There were a few things I had to consider when designing this database, and some were mentioned earlier:
- It’s possible for an Olympic games to be held in two different cities (e.g. Melbourne and Stockholm in 1956).
- A person can compete for two different countries in two different Olympics.
- A person’s height and weight may change between Olympics in reality, but in the data I had, they did not change.
I’ve prepared some sample data for this database. You can use this to create this database on your own computer, explore the tables, and write SQL on it.
The sample data is available for Oracle, SQL Server, MySQL, and Postgres, and is stored on my GitHub repository. Find out how to access it and load the data here: Sample Data for SQL Databases
With the sample data in the database, let’s take a look at a sample query. This query shows the people who have won the most medals of any type (Gold, Silver, Bronze) at the Olympic Games.

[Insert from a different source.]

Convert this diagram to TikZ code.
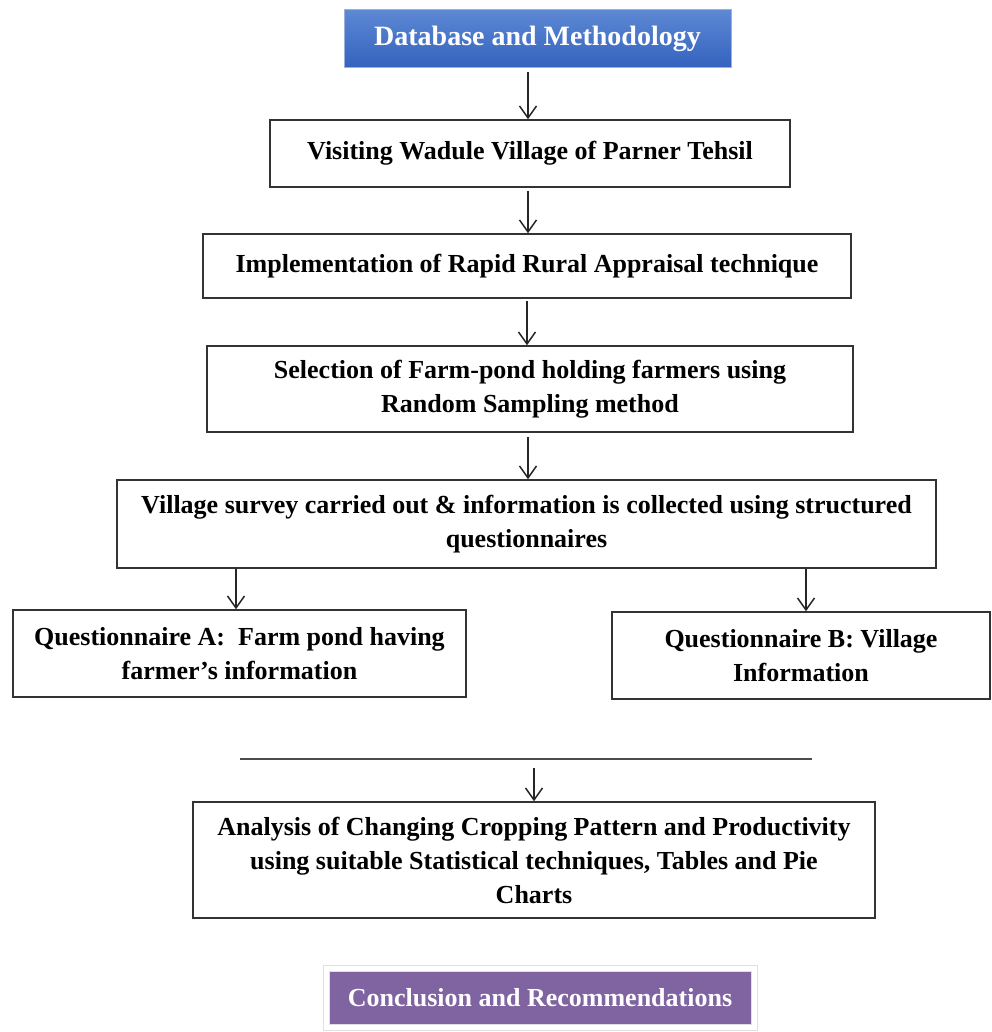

SELECT p.id, p.full_name, COUNT(*) FROM person p INNER JOIN games_competitor gc ON p.id = gc.person_id INNER JOIN competitor_event ce ON gc.id = ce.competitor_id INNER JOIN medal m ON ce.medal_id = m.id WHERE medal_name IN ('Gold', 'Silver', 'Bronze') GROUP BY p.id, p.full_name ORDER BY COUNT(*) DESC;
Results (top 20):
|94406||Michael Fred Phelps, II||28|
|67046||Larysa Semenivna Latynina (Diriy-)||18|
|4198||Nikolay Yefimovich Andrianov||15|
|109161||Borys Anfiyanovych Shakhlin||13|
|11951||Ole Einar Bjrndalen||13|
|85286||Aleksey Yuryevich Nemov||12|
|70965||Ryan Steven Lochte||12|
|87390||Paavo Johannes Nurmi||12|
|119922||Jennifer Elisabeth “Jenny” Thompson (-Cumpelik)||12|
|23426||Natalie Anne Coughlin (-Hall)||12|
|121258||Dara Grace Torres (-Hoffman, -Minas)||12|
|89706||Carl Townsend Osburn||11|
|11642||Matthew Nicholas “Matt” Biondi||11|
|18826||Vra slavsk (-Odloilov)||11|
|21402||Viktor Ivanovych Chukarin||11|
|113912||Mark Andrew Spitz||11|
There are all kinds of other queries you can write on this data.
So that’s the sample database for the Olympic Games. There’s an ERD you can use to help you understand it or to design your own. You can also download the sample database tables and data to run your own queries on it.